======== ENTRIES ========

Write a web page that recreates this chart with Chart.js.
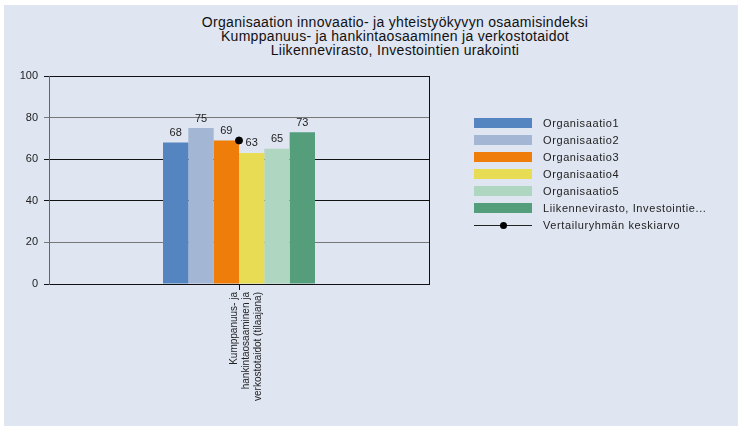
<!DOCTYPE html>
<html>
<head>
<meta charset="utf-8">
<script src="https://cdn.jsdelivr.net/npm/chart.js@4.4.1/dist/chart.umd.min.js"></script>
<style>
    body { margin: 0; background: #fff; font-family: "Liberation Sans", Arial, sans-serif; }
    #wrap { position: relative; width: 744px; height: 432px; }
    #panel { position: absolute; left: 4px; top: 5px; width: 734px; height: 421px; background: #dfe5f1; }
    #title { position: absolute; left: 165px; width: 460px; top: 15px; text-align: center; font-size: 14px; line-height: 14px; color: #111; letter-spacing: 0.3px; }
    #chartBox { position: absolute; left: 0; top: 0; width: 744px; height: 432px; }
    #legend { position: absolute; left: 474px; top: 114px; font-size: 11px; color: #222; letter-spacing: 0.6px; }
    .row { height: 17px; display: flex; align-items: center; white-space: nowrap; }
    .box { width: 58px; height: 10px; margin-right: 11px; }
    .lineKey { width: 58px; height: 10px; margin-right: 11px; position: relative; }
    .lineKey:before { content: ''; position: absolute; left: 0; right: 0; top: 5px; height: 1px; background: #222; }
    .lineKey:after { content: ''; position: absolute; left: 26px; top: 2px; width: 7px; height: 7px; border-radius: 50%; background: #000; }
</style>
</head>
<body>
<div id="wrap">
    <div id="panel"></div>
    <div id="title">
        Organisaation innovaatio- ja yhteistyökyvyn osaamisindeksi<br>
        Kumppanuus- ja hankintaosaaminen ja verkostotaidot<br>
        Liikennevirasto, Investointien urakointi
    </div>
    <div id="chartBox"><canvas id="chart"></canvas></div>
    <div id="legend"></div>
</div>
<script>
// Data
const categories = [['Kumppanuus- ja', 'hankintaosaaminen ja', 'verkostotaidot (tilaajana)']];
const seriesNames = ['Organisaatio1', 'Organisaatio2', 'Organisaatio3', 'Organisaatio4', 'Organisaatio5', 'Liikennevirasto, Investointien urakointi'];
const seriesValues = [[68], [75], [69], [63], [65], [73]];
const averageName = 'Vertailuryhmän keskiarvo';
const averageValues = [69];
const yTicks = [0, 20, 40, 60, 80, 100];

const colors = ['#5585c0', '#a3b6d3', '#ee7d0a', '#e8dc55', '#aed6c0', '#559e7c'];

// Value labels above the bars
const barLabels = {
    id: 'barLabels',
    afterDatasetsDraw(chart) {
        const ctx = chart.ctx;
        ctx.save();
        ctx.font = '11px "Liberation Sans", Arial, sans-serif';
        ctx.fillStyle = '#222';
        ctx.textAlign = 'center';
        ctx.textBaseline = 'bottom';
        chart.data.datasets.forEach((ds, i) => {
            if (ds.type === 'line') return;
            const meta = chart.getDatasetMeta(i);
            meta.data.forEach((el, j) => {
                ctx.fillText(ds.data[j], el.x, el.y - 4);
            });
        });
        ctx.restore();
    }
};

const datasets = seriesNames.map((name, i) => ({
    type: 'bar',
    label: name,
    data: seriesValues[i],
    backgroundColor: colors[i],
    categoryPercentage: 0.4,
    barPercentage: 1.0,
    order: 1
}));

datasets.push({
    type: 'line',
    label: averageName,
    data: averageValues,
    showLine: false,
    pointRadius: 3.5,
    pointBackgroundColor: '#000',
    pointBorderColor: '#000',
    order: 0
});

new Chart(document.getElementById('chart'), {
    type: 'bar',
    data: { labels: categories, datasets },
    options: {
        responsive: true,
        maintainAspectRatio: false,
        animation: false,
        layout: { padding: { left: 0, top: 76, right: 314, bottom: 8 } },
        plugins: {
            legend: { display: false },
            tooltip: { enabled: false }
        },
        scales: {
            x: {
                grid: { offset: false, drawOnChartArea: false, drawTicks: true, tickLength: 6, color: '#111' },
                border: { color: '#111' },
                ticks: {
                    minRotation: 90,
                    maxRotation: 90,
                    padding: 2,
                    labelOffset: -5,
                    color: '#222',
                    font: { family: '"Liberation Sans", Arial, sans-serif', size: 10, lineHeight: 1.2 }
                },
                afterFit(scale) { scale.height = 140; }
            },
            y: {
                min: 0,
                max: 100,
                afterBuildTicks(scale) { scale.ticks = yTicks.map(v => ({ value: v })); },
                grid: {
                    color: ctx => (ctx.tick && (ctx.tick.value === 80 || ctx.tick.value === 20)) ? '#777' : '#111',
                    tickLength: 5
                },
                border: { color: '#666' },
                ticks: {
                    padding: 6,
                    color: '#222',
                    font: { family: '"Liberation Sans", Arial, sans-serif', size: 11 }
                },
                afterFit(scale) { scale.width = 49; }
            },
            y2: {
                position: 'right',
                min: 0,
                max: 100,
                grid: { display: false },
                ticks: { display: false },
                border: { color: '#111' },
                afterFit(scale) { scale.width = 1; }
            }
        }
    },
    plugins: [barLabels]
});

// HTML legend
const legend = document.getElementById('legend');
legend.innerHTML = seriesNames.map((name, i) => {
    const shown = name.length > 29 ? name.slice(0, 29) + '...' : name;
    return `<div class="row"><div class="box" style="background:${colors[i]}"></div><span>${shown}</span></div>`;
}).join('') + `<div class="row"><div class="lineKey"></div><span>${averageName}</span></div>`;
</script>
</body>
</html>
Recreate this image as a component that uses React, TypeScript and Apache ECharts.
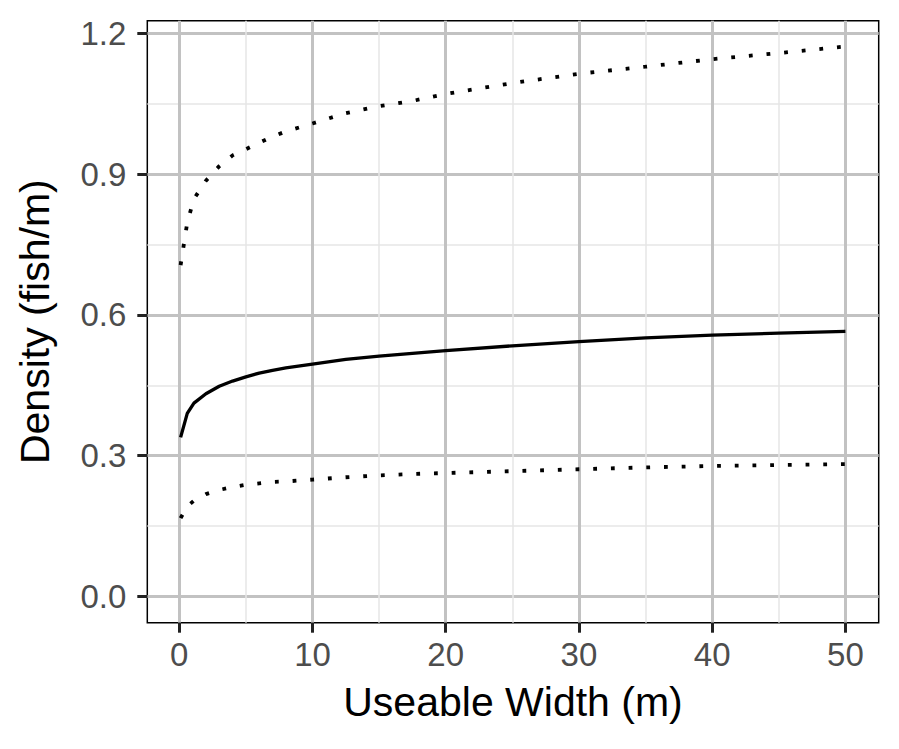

========

*YOUR OBJECTIVE*. Drop the images and quote the entries word for word.

*SOLUTION FOR THIS TASK*.
Write a web page that recreates this chart with Chart.js.
<!DOCTYPE html>
<html>
<head>
<meta charset="utf-8">
<script src="https://cdn.jsdelivr.net/npm/chart.js@4.4.1/dist/chart.umd.min.js"></script>
<style>
    body { margin: 0; background: #fff; font-family: "Liberation Sans", Arial, sans-serif; }
    #wrap { position: relative; width: 744px; height: 432px; }
    #panel { position: absolute; left: 4px; top: 5px; width: 734px; height: 421px; background: #dfe5f1; }
    #title { position: absolute; left: 165px; width: 460px; top: 15px; text-align: center; font-size: 14px; line-height: 14px; color: #111; letter-spacing: 0.3px; }
    #chartBox { position: absolute; left: 0; top: 0; width: 744px; height: 432px; }
    #legend { position: absolute; left: 474px; top: 114px; font-size: 11px; color: #222; letter-spacing: 0.6px; }
    .row { height: 17px; display: flex; align-items: center; white-space: nowrap; }
    .box { width: 58px; height: 10px; margin-right: 11px; }
    .lineKey { width: 58px; height: 10px; margin-right: 11px; position: relative; }
    .lineKey:before { content: ''; position: absolute; left: 0; right: 0; top: 5px; height: 1px; background: #222; }
    .lineKey:after { content: ''; position: absolute; left: 26px; top: 2px; width: 7px; height: 7px; border-radius: 50%; background: #000; }
</style>
</head>
<body>
<div id="wrap">
    <div id="panel"></div>
    <div id="title">
        Organisaation innovaatio- ja yhteistyökyvyn osaamisindeksi<br>
        Kumppanuus- ja hankintaosaaminen ja verkostotaidot<br>
        Liikennevirasto, Investointien urakointi
    </div>
    <div id="chartBox"><canvas id="chart"></canvas></div>
    <div id="legend"></div>
</div>
<script>
// Data
const categories = [['Kumppanuus- ja', 'hankintaosaaminen ja', 'verkostotaidot (tilaajana)']];
const seriesNames = ['Organisaatio1', 'Organisaatio2', 'Organisaatio3', 'Organisaatio4', 'Organisaatio5', 'Liikennevirasto, Investointien urakointi'];
const seriesValues = [[68], [75], [69], [63], [65], [73]];
const averageName = 'Vertailuryhmän keskiarvo';
const averageValues = [69];
const yTicks = [0, 20, 40, 60, 80, 100];

const colors = ['#5585c0', '#a3b6d3', '#ee7d0a', '#e8dc55', '#aed6c0', '#559e7c'];

// Value labels above the bars
const barLabels = {
    id: 'barLabels',
    afterDatasetsDraw(chart) {
        const ctx = chart.ctx;
        ctx.save();
        ctx.font = '11px "Liberation Sans", Arial, sans-serif';
        ctx.fillStyle = '#222';
        ctx.textAlign = 'center';
        ctx.textBaseline = 'bottom';
        chart.data.datasets.forEach((ds, i) => {
            if (ds.type === 'line') return;
            const meta = chart.getDatasetMeta(i);
            meta.data.forEach((el, j) => {
                ctx.fillText(ds.data[j], el.x, el.y - 4);
            });
        });
        ctx.restore();
    }
};

const datasets = seriesNames.map((name, i) => ({
    type: 'bar',
    label: name,
    data: seriesValues[i],
    backgroundColor: colors[i],
    categoryPercentage: 0.4,
    barPercentage: 1.0,
    order: 1
}));

datasets.push({
    type: 'line',
    label: averageName,
    data: averageValues,
    showLine: false,
    pointRadius: 3.5,
    pointBackgroundColor: '#000',
    pointBorderColor: '#000',
    order: 0
});

new Chart(document.getElementById('chart'), {
    type: 'bar',
    data: { labels: categories, datasets },
    options: {
        responsive: true,
        maintainAspectRatio: false,
        animation: false,
        layout: { padding: { left: 0, top: 76, right: 314, bottom: 8 } },
        plugins: {
            legend: { display: false },
            tooltip: { enabled: false }
        },
        scales: {
            x: {
                grid: { offset: false, drawOnChartArea: false, drawTicks: true, tickLength: 6, color: '#111' },
                border: { color: '#111' },
                ticks: {
                    minRotation: 90,
                    maxRotation: 90,
                    padding: 2,
                    labelOffset: -5,
                    color: '#222',
                    font: { family: '"Liberation Sans", Arial, sans-serif', size: 10, lineHeight: 1.2 }
                },
                afterFit(scale) { scale.height = 140; }
            },
            y: {
                min: 0,
                max: 100,
                afterBuildTicks(scale) { scale.ticks = yTicks.map(v => ({ value: v })); },
                grid: {
                    color: ctx => (ctx.tick && (ctx.tick.value === 80 || ctx.tick.value === 20)) ? '#777' : '#111',
                    tickLength: 5
                },
                border: { color: '#666' },
                ticks: {
                    padding: 6,
                    color: '#222',
                    font: { family: '"Liberation Sans", Arial, sans-serif', size: 11 }
                },
                afterFit(scale) { scale.width = 49; }
            },
            y2: {
                position: 'right',
                min: 0,
                max: 100,
                grid: { display: false },
                ticks: { display: false },
                border: { color: '#111' },
                afterFit(scale) { scale.width = 1; }
            }
        }
    },
    plugins: [barLabels]
});

// HTML legend
const legend = document.getElementById('legend');
legend.innerHTML = seriesNames.map((name, i) => {
    const shown = name.length > 29 ? name.slice(0, 29) + '...' : name;
    return `<div class="row"><div class="box" style="background:${colors[i]}"></div><span>${shown}</span></div>`;
}).join('') + `<div class="row"><div class="lineKey"></div><span>${averageName}</span></div>`;
</script>
</body>
</html>
Recreate this image as a component that uses React, TypeScript and Apache ECharts.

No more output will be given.